The annual number of black and brown people who drown is not as low as those of white South Africans, who grew up with public pools, pools in their homes and swimming lessons from an early age. In its most serious form, the work Ndhlovu is pursuing can mean the difference between life and death.
"Even when you look at the marine economy, it expands what black and brown people can be," she says. "Growing up, we were limited to just being cops, teachers, nurses and all the typical professions. When we speak about ocean conservation, we cannot expect people to care about things they've never seen, heard or experienced. To see beneath the surface of the ocean changes everything, and this is what all of us need to help to change. Water harbours so much life for all of us, and we should all care.
"We all need to create a connection with water so that we have diverse future generations who advocate for conservation. Ocean conservation has always positioned itself in an elitist way. It needs to belong to all of us, as we all have a responsibility for our waters. This is how we are going to conserve our oceans."
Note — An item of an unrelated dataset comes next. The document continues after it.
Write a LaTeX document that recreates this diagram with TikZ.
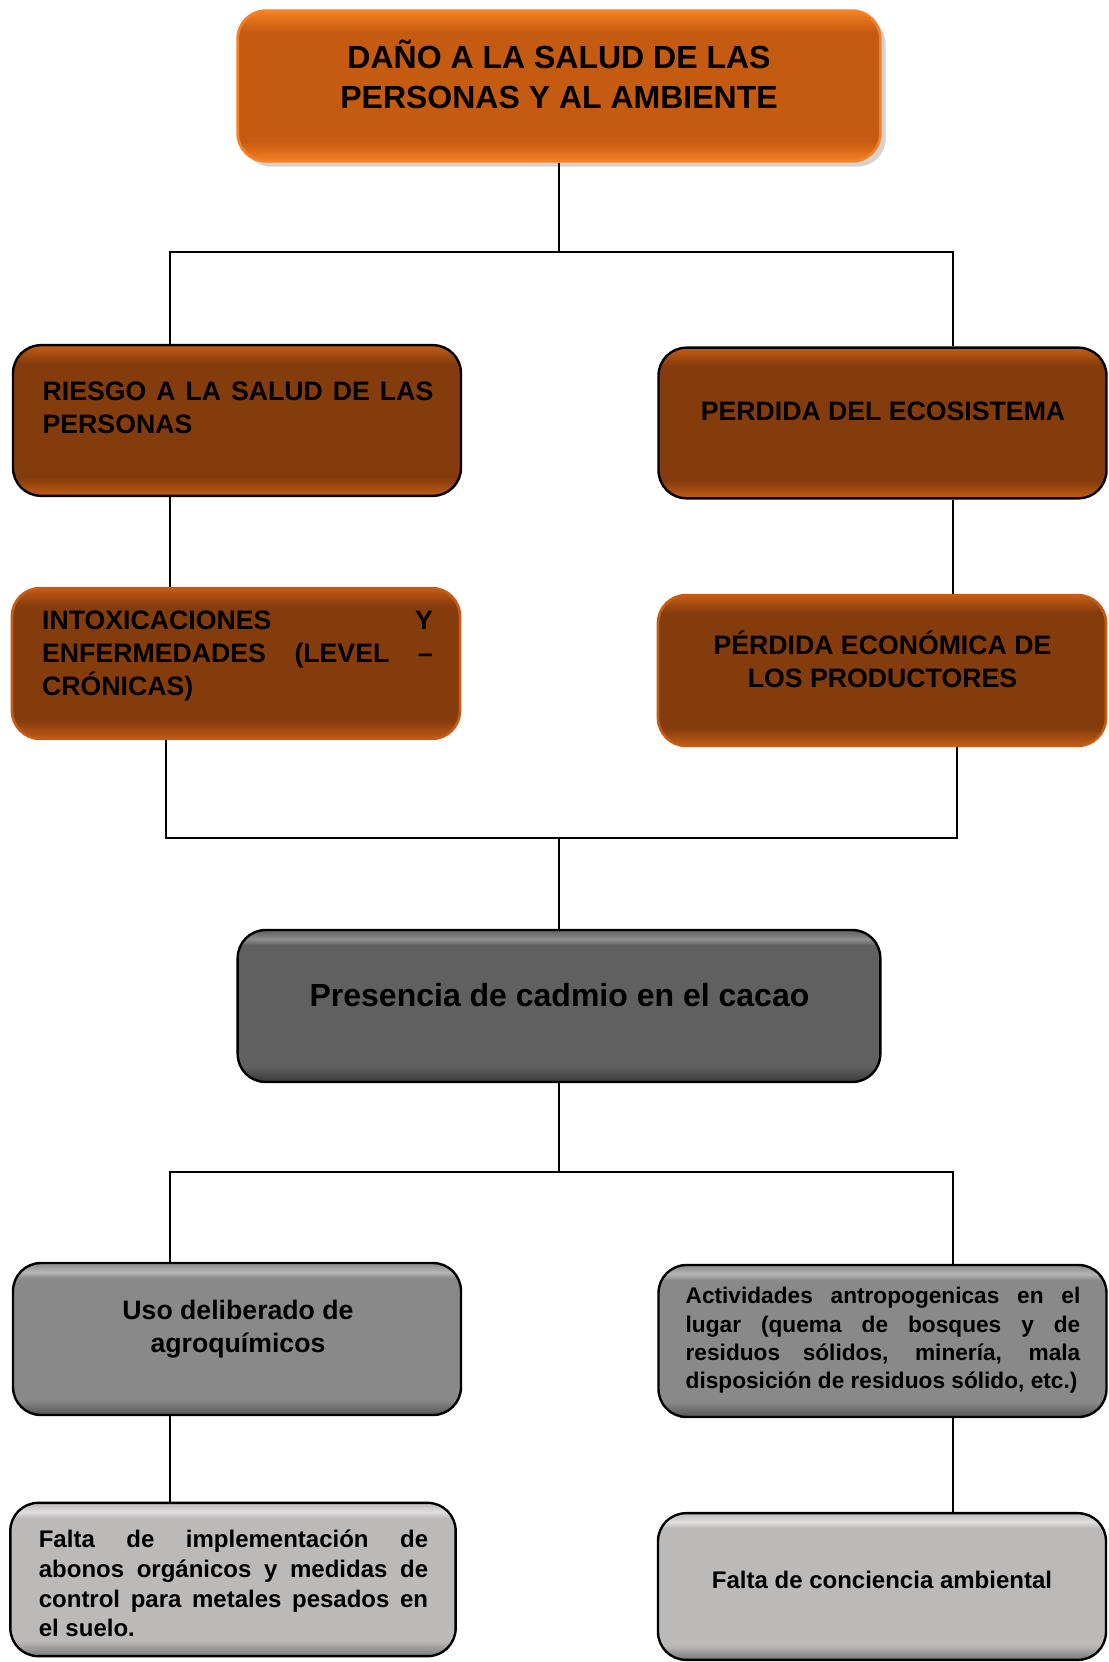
\documentclass[tikz,border=0pt]{standalone}
\usepackage{fontspec}
\setmainfont{Liberation Sans}
\usetikzlibrary{shadows}

\definecolor{orgbody}{RGB}{197,90,17}
\definecolor{orgrim}{RGB}{246,128,36}
\definecolor{brnbody}{RGB}{132,60,12}
\definecolor{brnrim}{RGB}{196,92,22}
\definecolor{gdbody}{RGB}{96,96,96}
\definecolor{gdhi}{RGB}{142,142,142}
\definecolor{gdlow}{RGB}{55,55,55}
\definecolor{gmbody}{RGB}{137,137,137}
\definecolor{gmhi}{RGB}{182,182,182}
\definecolor{gmlow}{RGB}{85,85,85}
\definecolor{glbody}{RGB}{188,185,185}
\definecolor{glhi}{RGB}{224,222,222}
\definecolor{gllow}{RGB}{122,120,120}

\pgfdeclareverticalshading{orangeglow}{100bp}{color(0bp)=(orgrim); color(25bp)=(orgrim); color(32bp)=(orgbody); color(68bp)=(orgbody); color(75bp)=(orgrim); color(100bp)=(orgrim)}
\pgfdeclareverticalshading{brownglow}{100bp}{color(0bp)=(brnrim); color(25bp)=(brnrim); color(31bp)=(brnbody); color(69bp)=(brnbody); color(75bp)=(brnrim); color(100bp)=(brnrim)}
\pgfdeclareverticalshading{bevdark}{100bp}{color(0bp)=(gdlow); color(25bp)=(gdlow); color(30bp)=(gdbody); color(70bp)=(gdbody); color(72bp)=(gdhi); color(75bp)=(gdbody); color(100bp)=(gdbody)}
\pgfdeclareverticalshading{bevmid}{100bp}{color(0bp)=(gmlow); color(25bp)=(gmlow); color(30bp)=(gmbody); color(70bp)=(gmbody); color(72bp)=(gmhi); color(75bp)=(gmbody); color(100bp)=(gmbody)}
\pgfdeclareverticalshading{bevlight}{100bp}{color(0bp)=(gllow); color(25bp)=(gllow); color(30bp)=(glbody); color(70bp)=(glbody); color(72bp)=(glhi); color(75bp)=(glbody); color(100bp)=(glbody)}

\tikzset{every picture/.style={line width=0.75pt}}

\begin{document}
\begin{tikzpicture}[
            x=0.75pt,
            y=0.75pt,
            yscale=-1,
            xscale=1,
            box/.style={rectangle, rounded corners=21pt, inner sep=0pt},
            wide/.style={box, minimum width=482pt, minimum height=113pt},
            side/.style={box, minimum width=336pt, minimum height=113pt},
            orangebox/.style={shading=orangeglow, draw=orgrim, line width=2pt,
                drop shadow={shadow xshift=4pt, shadow yshift=-4pt, opacity=0.35}},
            brownbox/.style={shading=brownglow, draw=black, line width=1.8pt},
            brownglowbox/.style={shading=brownglow, draw=brnrim, line width=2pt},
            darkbox/.style={shading=bevdark, draw=black, line width=1.8pt},
            midbox/.style={shading=bevmid, draw=black, line width=1.8pt},
            lightbox/.style={shading=bevlight, draw=black, line width=1.8pt},
            toptxt/.style={inner sep=0pt, align=center, font=\bfseries\fontsize{24}{30}\selectfont},
            captxt/.style={inner sep=0pt, font=\bfseries\fontsize{20}{25}\selectfont},
            bigtxt/.style={inner sep=0pt, font=\bfseries\fontsize{24}{29}\selectfont},
            smalltxt/.style={inner sep=0pt, font=\bfseries\fontsize{17}{21.2}\selectfont},
            midtxt/.style={inner sep=0pt, font=\bfseries\fontsize{18}{22.3}\selectfont},
            link/.style={draw=black, line width=1.8pt}
        ]
            \useasboundingbox (0,0) rectangle (1109,1662);

            % efectos
            \node[wide, orangebox] (dano) at (559,86) {};
            \node[side, brownbox] (riesgo) at (237,420.5) {};
            \node[side, brownbox] (perdida) at (882.5,423) {};
            \node[side, brownglowbox] (intox) at (236,663.5) {};
            \node[side, brownglowbox] (economica) at (882,670.5) {};

            % problema central
            \node[wide, darkbox, minimum height=114pt] (cadmio) at (559,1006) {};

            % causas
            \node[side, midbox, minimum height=114pt] (uso) at (237,1339) {};
            \node[side, midbox, minimum height=114pt] (activ) at (882.5,1341) {};
            \node[side, lightbox, minimum width=334pt, minimum height=115pt] (abonos) at (233,1579.5) {};
            \node[side, lightbox, minimum height=110pt] (conciencia) at (882,1586.5) {};

            \node[toptxt] (t-dano) at (559,74.5) {DAÑO A LA SALUD DE LAS\\PERSONAS Y AL AMBIENTE};
            \node[captxt, text width=293pt, align=justify] (t-riesgo) at (238,408) {RIESGO A LA SALUD DE LAS\linebreak PERSONAS};
            \node[captxt, align=center] (t-perdida) at (883,411) {PERDIDA DEL ECOSISTEMA};
            \node[captxt, text width=293pt, align=justify] (t-intox) at (237.5,656) {INTOXICACIONES Y\linebreak ENFERMEDADES (LEVEL –\linebreak CRÓNICAS)};
            \node[captxt, align=center] (t-economica) at (882.5,659) {PÉRDIDA ECONÓMICA DE\\LOS PRODUCTORES};
            \node[bigtxt] (t-cadmio) at (559.5,995) {Presencia de cadmio en el cacao};
            \node[captxt, align=center] (t-uso) at (238,1329) {Uso deliberado de\\agroquímicos};
            \node[smalltxt, text width=296pt, align=justify] (t-activ) at (883,1340.5) {Actividades antropogenicas en el\linebreak lugar (quema de bosques y de\linebreak residuos sólidos, minería, mala\linebreak disposición de residuos sólido, etc.)};
            \node[midtxt, text width=292pt, align=justify] (t-abonos) at (233.5,1583.5) {Falta de implementación de\linebreak abonos orgánicos y medidas de\linebreak control para metales pesados en\linebreak el suelo.};
            \node[midtxt] (t-conciencia) at (882,1580) {Falta de conciencia ambiental};

            % conectores
            \coordinate (s1) at (559,252);
            \coordinate (s1l) at (170,252);
            \coordinate (s1r) at (953,252);
            \draw[link] (dano) -- (s1);
            \draw[link] (riesgo.north -| s1l) |- (s1r) -- (perdida.north -| s1r);
            \draw[link] (riesgo.south -| s1l) -- (intox.north -| s1l);
            \draw[link] (perdida.south -| s1r) -- (economica.north -| s1r);

            \coordinate (s2) at (559,838);
            \coordinate (s2l) at (166,838);
            \coordinate (s2r) at (957,838);
            \draw[link] (intox.south -| s2l) |- (s2r) -- (economica.south -| s2r);
            \draw[link] (s2) -- (cadmio);

            \coordinate (s3) at (559,1172);
            \coordinate (s3l) at (170,1172);
            \coordinate (s3r) at (953,1172);
            \draw[link] (cadmio) -- (s3);
            \draw[link] (uso.north -| s3l) |- (s3r) -- (activ.north -| s3r);
            \draw[link] (uso.south -| s3l) -- (abonos.north -| s3l);
            \draw[link] (activ.south -| s3r) -- (conciencia.north -| s3r);
        \end{tikzpicture}
\end{document}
As SA slowly turns the tide when it comes to race relations, there is a phenomenon emerging, where black pioneers do not want to be referred to as the "first black" anything. According to some, this takes away from their achievements. How does Ndhlovu feel about being SA's first black female freediving instructor?
"It's not an individual achievement. It's a South African achievement. When you look at the water space in SA, based on the legacy of apartheid, where black and brown people were not allowed at certain beaches, it's important to redress. No matter how hard the doors were shut, we are now finding homes in places we never imagined," she says.
"There is room for 'first black titles' as they speak to access and dreams. But at the same time, 27 years into democracy, we still have a lot to do as we should not be where we're celebrating 'first black' anything. Race and gender aside, it is not easy to be the first in anything. This is usually an emotionally violent space, due to what's been normalised and allowed."